If that sounds complex, know that it’s not. There are *so many* great protein-rich, anti-inflammatory ingredients that are not only accessible, but versatile, affordable, and easy to throw into a smoothie. No protein powder needed.

Here are eight protein-rich smoothie ingredients that will bring major anti-inflammatory benefits to your next smoothie.

8 protein-rich smoothie ingredients that fight inflammation

1. Chia seeds

These tiny seeds are prized in the nutrition community for the long-lasting energy they provide, and they pack in protein: two tablespoons of chia seeds provides six grams. They're also rich in inflammation-fighting alpha-linolenic acid (ALA), which is a plant-based form of omega-3,” says Largeman-Roth. “I like the chia seeds from Bob’s Red Mill because they’re organic, gluten-free, and come in a resealable bag that’s super easy to store in the fridge.”

2. Walnuts

“With four grams protein in each quarter of a cup serving of walnuts, plus plenty of inflammation-busting omega-3 fatty acids, this type of nut makes a fantastic addition to your smoothie,” says Largeman-Roth.

3. Oat milk

Whole grain oats boast a boatload of benefits: They're rich in fiber and can help lower both cholesterol and inflammation in the body. “And these days, many people aren’t just eating their oats—they’re drinking them as well. While most oat milks only contain one to three grams of protein per eight-ounce serving, Ripple’s Oatmilk+Protein actually provides six grams, making it ideal for post-workout smoothies,” says Largeman-Roth.

4. Cacao nibs

Cacao nibs are little bits of dried cocoa beans, which are what chocolate is made from.
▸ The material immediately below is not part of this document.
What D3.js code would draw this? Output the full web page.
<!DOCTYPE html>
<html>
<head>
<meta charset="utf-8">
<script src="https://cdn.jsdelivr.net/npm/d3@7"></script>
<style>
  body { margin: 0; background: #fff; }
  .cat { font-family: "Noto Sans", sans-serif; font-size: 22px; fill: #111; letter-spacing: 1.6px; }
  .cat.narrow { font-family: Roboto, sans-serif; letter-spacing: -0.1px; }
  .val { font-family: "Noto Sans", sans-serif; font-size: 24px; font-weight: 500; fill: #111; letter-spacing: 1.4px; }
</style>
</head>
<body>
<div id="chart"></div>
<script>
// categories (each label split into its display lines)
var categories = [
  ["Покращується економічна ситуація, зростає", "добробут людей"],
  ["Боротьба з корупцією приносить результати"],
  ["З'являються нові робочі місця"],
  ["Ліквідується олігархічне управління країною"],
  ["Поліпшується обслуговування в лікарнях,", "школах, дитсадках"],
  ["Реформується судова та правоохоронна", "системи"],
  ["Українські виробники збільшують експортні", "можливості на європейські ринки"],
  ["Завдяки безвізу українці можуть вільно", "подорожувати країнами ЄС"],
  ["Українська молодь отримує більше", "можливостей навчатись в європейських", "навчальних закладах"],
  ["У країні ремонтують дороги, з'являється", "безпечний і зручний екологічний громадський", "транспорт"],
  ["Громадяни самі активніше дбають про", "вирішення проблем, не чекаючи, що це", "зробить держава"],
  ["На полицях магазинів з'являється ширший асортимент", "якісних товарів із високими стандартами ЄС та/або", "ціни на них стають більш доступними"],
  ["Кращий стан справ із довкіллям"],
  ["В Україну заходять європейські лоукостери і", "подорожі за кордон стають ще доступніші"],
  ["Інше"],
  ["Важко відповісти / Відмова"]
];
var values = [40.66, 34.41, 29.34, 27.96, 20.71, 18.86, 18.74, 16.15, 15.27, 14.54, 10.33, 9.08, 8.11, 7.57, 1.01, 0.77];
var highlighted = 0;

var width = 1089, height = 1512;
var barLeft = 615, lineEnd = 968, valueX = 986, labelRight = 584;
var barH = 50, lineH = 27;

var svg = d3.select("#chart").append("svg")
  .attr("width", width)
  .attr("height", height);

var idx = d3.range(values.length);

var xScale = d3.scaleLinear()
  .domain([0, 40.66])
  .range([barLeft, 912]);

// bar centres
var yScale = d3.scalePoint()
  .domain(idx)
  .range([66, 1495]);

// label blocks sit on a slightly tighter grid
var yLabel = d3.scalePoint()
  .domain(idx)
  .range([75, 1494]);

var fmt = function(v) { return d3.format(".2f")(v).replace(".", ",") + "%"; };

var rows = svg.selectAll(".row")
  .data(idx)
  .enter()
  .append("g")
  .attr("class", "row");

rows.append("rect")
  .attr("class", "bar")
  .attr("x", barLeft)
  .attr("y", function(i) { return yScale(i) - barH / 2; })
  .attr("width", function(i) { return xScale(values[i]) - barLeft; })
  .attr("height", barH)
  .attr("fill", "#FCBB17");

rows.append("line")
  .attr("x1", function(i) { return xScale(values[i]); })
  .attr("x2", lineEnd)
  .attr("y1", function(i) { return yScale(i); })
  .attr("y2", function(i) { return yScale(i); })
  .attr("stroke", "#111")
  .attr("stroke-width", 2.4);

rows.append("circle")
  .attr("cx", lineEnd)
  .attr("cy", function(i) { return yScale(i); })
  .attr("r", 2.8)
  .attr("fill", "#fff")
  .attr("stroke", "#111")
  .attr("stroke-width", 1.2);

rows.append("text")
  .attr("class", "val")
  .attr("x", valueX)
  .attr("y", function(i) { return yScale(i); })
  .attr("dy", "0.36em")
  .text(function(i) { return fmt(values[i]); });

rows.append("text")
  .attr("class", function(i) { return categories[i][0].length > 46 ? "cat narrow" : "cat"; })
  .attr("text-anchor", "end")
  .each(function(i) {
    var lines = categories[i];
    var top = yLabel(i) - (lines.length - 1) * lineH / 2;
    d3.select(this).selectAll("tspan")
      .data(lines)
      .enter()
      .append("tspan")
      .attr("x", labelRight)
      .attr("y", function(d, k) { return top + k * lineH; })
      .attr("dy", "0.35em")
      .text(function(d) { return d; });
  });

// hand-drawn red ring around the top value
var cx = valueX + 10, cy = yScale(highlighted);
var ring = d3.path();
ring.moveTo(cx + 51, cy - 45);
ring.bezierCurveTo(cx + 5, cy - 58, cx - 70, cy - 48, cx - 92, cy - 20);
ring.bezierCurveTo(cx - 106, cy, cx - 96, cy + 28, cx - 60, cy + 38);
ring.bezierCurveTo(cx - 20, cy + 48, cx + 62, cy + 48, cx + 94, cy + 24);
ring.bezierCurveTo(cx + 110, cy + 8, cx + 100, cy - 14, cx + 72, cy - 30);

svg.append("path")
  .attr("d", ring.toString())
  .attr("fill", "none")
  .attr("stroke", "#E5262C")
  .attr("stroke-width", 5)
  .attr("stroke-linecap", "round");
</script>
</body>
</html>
According to Largeman-Roth, like cocoa powder, cacao nibs offer anti-inflammatory properties that may help lower your risk of certain cancers, heart disease, and type 2 diabetes. “I like adding them to smoothies for their chocolatey flavor and crunch. Three tablespoons of cacao nibs add four grams of protein, plus lots of delicious texture,” she says.

5. Almond butter

Creamy and rich, almond butter adds a luscious touch to smoothies. “Plus, it offers seven grams of protein in each two tablespoon serving and the monounsaturated fats in almonds help lower inflammatory markers,” says Largeman-Roth.

6. Spirulina

This microalgae brings bright green color to your smoothies, as well as four grams of protein per one tablespoon, according to Largeman-Roth. She also notes that seaweed—including spirulina—boasts incredible anti-inflammatory benefits.

7. Hemp seeds

“One and a half tablespoons of hemp seeds will load up your smoothie with five grams of plant protein, and these fresh-tasting seeds also contribute to the anti-inflammatory power of alpha-linolenic acid,” says Largeman-Roth.

8. Flax seeds

Largeman-Roth loves flax seeds because they contribute three grams of protein and four grams fiber per two tablespoons serving of ground seeds. Plus, they keep your heart healthy by helping to lower cholesterol. “If you want to add the power of flax to your smoothie, it’s better to use ground flax. The whole seeds can just pass through your system without the full benefits,” she adds.

But how much protein do we actually need? Should we be loading all these ingredients at once?

To get your daily protein needs, Largeman-Roth recommends taking your weight in pounds and dividing by 2.2 to get kilograms. So, a person who weighs 150 pounds needs about 68 to 70 grams of protein per day. “This may be higher if you are extremely active or if you're elderly, since older people don’t process protein as efficiently,” she says.

To kick things off, checkout two of Largeman-Roth’s favorite anti-inflammatory, high-protein smoothie recipes below, both from her latest book, The Smoothie Plan.

Strawberry-Chia Smoothie Recipe

Ingredients
3/4 cup oat milk
1 Tbsp chia seeds
1 tsp ground ginger
2 kiwis, peeled and chopped
1 cup frozen strawberries
4 ice cubes

1. In a blender, combine all ingredients and puree until smooth.

Cacao Blast Smoothie Recipe

Ingredients
1/2 cup cold brew coffee
1/2 cup chocolate oat milk
2 tsp cacao nibs
1 Tbsp almond butter
1/2 banana
1/4 cup ice

1. In a blender, combine all ingredients and puree until smooth.